-- begin Dataset excerpts --

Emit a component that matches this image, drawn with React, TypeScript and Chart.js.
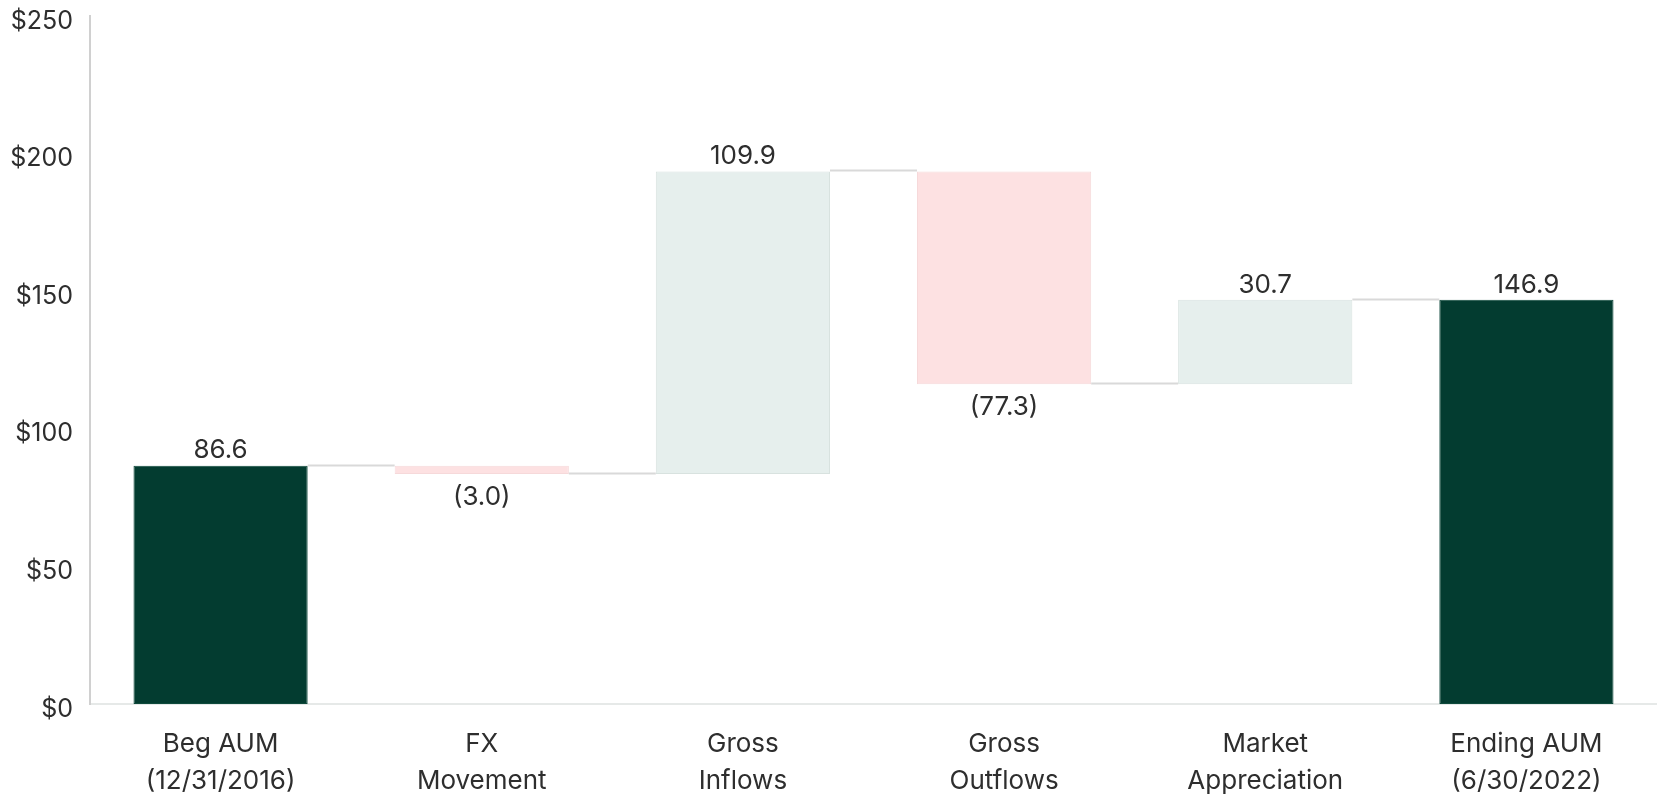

-- end Dataset excerpts --
-- begin Dataset excerpts --

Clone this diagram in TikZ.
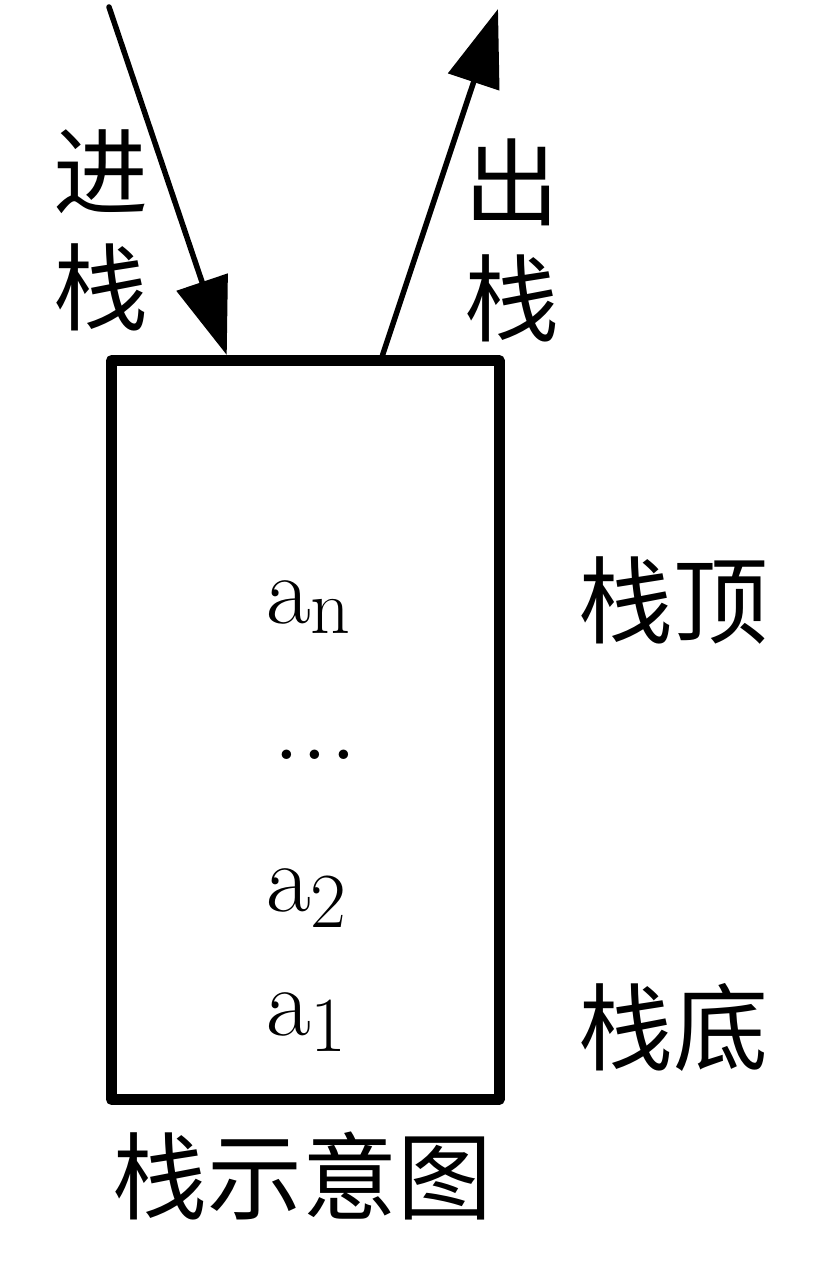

-- end Dataset excerpts --
-- begin Dataset excerpts --

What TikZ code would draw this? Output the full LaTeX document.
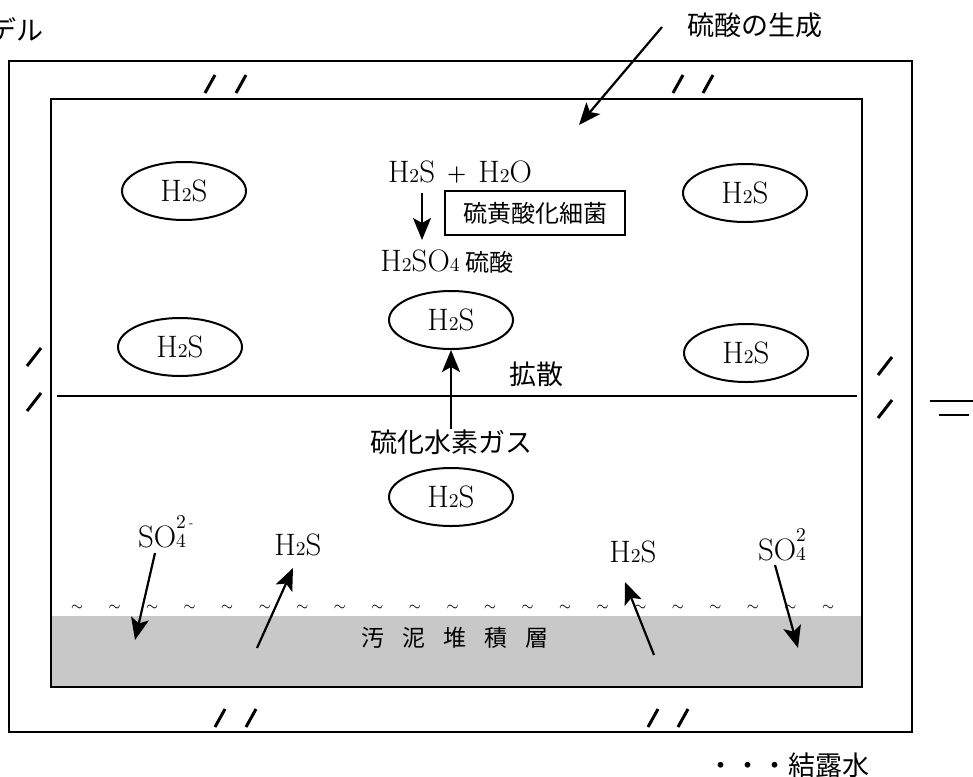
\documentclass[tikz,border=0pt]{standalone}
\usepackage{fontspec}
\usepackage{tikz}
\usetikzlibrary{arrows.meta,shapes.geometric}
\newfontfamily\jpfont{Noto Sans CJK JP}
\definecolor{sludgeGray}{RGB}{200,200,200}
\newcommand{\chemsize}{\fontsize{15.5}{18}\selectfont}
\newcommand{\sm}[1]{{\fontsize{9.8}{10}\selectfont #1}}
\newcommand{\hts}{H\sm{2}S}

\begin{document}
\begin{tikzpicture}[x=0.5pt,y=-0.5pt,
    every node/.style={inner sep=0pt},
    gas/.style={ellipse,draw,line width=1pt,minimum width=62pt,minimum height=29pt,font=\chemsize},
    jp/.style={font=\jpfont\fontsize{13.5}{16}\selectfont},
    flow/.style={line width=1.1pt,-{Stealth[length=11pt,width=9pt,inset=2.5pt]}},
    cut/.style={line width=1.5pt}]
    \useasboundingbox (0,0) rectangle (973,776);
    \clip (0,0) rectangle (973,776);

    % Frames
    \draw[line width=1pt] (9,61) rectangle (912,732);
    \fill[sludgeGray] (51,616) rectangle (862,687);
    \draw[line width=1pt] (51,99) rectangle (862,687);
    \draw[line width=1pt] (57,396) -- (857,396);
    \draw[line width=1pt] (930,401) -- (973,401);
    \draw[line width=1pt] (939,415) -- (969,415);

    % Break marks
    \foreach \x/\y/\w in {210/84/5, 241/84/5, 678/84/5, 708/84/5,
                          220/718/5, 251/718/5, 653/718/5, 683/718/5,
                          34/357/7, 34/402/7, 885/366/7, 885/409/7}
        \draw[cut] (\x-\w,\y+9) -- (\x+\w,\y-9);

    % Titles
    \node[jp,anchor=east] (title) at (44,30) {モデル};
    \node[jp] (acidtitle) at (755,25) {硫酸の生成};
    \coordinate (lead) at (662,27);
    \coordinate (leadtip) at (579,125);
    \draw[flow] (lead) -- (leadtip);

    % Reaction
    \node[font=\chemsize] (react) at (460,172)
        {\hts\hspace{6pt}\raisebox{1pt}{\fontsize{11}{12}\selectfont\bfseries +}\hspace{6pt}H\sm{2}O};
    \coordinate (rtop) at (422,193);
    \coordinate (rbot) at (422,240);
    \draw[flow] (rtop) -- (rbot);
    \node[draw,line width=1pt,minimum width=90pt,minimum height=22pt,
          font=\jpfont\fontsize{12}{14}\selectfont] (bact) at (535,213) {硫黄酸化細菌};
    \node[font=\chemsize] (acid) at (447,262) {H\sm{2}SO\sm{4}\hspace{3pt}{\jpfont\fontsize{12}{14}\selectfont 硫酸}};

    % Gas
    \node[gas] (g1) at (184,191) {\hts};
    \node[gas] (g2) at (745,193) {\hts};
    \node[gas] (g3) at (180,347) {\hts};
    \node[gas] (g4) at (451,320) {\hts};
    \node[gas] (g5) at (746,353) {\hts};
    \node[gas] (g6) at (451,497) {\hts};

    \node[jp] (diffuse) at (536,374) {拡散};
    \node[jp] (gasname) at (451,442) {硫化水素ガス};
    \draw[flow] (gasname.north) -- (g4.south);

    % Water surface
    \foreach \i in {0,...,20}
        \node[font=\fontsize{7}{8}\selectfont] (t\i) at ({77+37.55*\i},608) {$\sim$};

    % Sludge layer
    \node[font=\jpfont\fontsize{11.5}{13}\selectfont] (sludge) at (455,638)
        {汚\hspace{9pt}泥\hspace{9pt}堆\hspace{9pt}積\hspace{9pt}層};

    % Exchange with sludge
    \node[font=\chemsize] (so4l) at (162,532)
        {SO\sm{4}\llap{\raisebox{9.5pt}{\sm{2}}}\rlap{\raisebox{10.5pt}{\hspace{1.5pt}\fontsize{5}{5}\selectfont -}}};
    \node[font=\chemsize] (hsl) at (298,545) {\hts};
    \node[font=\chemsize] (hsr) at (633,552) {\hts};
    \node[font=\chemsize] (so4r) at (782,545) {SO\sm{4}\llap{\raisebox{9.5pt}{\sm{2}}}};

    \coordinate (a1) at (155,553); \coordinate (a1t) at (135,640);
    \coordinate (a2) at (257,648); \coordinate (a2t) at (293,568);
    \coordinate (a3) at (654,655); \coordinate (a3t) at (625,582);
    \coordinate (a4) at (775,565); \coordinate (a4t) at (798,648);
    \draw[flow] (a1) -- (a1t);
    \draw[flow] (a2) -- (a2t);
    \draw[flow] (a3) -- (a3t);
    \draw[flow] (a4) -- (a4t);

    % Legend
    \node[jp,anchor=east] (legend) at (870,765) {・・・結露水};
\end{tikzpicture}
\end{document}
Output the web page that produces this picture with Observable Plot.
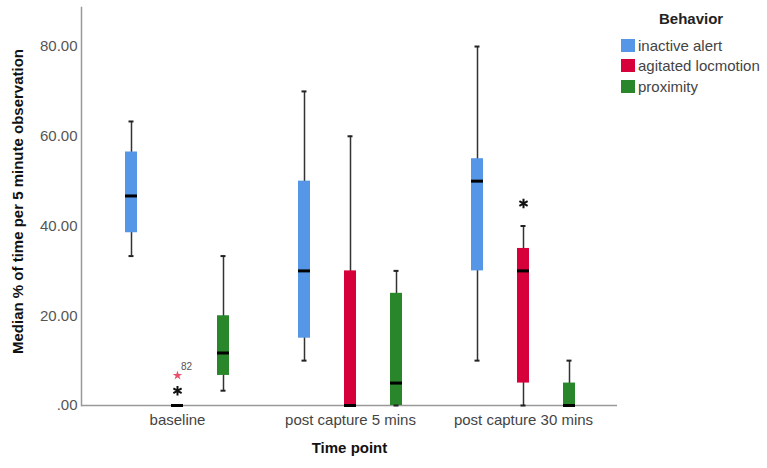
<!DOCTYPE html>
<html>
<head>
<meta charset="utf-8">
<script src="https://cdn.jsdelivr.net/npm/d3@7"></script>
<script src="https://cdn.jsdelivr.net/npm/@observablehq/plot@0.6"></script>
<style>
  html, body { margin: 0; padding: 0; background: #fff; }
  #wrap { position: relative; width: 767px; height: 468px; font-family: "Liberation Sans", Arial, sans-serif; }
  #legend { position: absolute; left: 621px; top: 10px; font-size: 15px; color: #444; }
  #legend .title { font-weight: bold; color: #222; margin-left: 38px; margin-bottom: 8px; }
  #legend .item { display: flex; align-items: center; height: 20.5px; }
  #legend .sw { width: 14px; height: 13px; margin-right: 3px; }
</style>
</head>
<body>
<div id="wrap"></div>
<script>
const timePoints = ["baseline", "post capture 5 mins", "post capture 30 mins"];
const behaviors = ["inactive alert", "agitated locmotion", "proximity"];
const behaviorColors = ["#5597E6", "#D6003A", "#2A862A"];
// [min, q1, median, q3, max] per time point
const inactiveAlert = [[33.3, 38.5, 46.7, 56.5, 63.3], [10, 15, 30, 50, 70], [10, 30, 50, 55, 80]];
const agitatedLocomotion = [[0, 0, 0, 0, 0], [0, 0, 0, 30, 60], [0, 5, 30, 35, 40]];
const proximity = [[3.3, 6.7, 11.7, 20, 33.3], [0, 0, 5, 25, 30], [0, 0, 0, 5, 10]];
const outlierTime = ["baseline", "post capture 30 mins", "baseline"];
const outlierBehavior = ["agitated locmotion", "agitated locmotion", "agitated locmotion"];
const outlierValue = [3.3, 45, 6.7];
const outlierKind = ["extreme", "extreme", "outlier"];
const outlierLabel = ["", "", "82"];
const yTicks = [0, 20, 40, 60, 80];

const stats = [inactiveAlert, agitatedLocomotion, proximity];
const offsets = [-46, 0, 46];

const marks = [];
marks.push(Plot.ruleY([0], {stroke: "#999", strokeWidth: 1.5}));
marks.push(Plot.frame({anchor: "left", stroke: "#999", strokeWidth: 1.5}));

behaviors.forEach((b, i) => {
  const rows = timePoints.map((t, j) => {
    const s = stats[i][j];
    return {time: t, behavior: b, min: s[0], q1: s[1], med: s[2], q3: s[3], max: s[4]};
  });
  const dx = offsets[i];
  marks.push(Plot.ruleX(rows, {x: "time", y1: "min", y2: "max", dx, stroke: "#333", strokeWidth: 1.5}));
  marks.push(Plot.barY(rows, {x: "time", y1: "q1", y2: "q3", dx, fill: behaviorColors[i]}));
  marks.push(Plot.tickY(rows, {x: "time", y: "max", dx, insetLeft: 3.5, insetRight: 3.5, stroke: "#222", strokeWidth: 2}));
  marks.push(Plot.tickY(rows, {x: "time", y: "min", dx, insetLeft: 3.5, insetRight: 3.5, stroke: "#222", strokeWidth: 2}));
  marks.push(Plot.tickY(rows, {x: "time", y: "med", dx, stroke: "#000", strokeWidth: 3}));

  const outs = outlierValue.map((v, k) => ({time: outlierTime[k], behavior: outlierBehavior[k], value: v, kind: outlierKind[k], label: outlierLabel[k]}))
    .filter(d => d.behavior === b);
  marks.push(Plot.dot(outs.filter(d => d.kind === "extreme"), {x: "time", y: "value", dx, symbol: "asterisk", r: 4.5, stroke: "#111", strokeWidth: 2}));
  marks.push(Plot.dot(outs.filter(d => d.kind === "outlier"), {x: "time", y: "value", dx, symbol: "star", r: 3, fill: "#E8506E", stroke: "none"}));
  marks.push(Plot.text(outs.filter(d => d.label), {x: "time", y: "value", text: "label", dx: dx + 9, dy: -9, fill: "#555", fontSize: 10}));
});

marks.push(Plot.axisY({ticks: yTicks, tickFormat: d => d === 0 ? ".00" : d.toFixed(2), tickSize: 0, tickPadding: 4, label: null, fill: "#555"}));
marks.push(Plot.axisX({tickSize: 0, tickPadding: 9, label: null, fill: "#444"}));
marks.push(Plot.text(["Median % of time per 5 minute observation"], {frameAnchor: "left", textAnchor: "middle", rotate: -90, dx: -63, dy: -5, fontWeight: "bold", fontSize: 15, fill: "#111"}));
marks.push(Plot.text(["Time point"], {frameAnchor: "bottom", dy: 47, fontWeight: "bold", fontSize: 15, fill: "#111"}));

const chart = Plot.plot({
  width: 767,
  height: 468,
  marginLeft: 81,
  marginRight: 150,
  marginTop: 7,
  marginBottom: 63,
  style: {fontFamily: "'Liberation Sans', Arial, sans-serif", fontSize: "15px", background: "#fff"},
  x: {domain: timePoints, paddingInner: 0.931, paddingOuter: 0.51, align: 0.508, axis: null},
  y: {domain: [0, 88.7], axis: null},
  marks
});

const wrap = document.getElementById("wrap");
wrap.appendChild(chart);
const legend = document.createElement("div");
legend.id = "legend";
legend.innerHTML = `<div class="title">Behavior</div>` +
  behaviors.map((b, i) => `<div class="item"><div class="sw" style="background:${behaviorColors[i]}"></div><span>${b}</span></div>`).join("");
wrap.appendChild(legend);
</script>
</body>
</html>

-- end Dataset excerpts --

Directions: Return every line in the listing that contains the word "this".

Answer to the task:
Emit a component that matches this image, drawn with React, TypeScript and Chart.js.
Clone this diagram in TikZ.
What TikZ code would draw this? Output the full LaTeX document.
Output the web page that produces this picture with Observable Plot.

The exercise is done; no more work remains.